The office will focus on implementing and expanding upon executive and legislative actions, including the Bipartisan Safer Communities Act, “to reduce gun violence, which has ravaged communities across the country.”

Serving under Harris will be Stefanie Feldman, “a longtime policy advisor to President Biden on gun violence prevention,” and “leading gun violence prevention advocates Greg Jackson and Rob Wilcox.”

“Every time I’ve met with families impacted by gun violence as they mourn their loved ones, and I’ve met with so many throughout the country, they all have the same message for their elected officials: ‘do something,'” Biden said in a statement.

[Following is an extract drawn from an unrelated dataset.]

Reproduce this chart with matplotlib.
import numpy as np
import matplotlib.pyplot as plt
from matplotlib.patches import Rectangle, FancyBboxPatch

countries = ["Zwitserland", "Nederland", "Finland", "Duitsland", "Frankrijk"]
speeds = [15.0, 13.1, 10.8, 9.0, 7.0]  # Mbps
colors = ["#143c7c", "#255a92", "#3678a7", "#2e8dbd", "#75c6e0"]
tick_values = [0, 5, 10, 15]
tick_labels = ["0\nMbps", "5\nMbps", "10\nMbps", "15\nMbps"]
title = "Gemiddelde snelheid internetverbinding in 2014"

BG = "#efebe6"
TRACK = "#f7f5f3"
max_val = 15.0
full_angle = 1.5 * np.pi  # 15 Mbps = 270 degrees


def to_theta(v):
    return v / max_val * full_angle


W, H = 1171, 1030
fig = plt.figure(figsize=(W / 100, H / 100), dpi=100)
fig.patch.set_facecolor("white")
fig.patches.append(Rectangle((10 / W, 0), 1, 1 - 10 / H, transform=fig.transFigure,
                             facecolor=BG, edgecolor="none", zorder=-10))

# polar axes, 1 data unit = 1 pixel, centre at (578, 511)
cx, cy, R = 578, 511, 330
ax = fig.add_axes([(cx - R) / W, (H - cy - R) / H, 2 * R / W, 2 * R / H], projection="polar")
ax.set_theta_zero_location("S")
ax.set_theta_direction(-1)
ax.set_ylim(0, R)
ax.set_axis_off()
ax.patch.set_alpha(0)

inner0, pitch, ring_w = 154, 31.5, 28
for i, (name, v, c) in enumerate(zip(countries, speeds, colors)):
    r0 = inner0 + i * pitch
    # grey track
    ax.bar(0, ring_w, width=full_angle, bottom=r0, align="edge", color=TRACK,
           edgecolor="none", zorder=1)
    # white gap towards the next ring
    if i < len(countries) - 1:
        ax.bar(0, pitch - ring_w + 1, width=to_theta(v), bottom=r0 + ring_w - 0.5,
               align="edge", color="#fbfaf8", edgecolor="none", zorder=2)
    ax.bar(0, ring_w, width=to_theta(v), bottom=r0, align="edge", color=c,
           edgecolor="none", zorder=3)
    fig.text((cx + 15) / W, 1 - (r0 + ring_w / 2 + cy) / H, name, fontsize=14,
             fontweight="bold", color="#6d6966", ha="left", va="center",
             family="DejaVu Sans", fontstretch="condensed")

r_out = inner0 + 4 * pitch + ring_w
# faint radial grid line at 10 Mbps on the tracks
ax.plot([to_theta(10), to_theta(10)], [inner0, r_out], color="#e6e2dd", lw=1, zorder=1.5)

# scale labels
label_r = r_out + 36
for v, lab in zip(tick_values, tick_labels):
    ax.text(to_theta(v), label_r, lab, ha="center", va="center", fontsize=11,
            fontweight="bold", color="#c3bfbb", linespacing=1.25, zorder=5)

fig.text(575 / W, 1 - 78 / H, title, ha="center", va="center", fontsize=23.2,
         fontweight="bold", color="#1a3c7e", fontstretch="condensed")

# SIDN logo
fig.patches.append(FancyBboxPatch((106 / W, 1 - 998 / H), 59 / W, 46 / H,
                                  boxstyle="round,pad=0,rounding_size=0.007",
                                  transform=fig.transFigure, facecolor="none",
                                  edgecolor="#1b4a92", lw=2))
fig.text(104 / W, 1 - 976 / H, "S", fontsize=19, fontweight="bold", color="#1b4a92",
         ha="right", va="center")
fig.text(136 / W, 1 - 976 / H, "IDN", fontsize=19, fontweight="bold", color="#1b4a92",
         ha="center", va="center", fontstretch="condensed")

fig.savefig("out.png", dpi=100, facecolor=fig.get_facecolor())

The president noted his signing of last year’s bipartisan gun violence prevention law, a flagship legislative accomplishment for the administration, along with his issuance of more executive actions than any president in history to address this problem.

Calling these “just the first steps,” Biden said the establishment of the White House Office on Gun Violence Prevention will “build upon these measures and keep Americans safe.”

He also urged Congress to do more by passing legislation requiring universal background checks, and baning assault weapons and high capacity magazines.

In a statement, Harris said, “This epidemic of gun violence requires urgent leadership to end the fear and trauma that Americans experience every day.”

“The new Office of Gun Violence Prevention will play a critical role in implementing President Biden’s and my efforts to reduce violence to the fullest extent under the law,” she said, “while also engaging and encouraging Congressional leaders, state and local leaders, and advocates to come together to build upon the meaningful progress that we have made to save lives.”

“Our promise to the American people is this: we will not stop working to end the epidemic of gun violence in every community, because we do not have a moment, nor a life to spare,” the vice president said.

Then Vice President Biden hugs Brandon J. Wolf as he talks with family members of the victims and survivors in the June 12th mass shooting at the Pulse nightclub in Orlando, at the Amway Center in Orlando, Florida, June 16, 2016.
Wolf, a Pulse survivor, was recently appointed National Press Secretary of the Human Rights Campaign.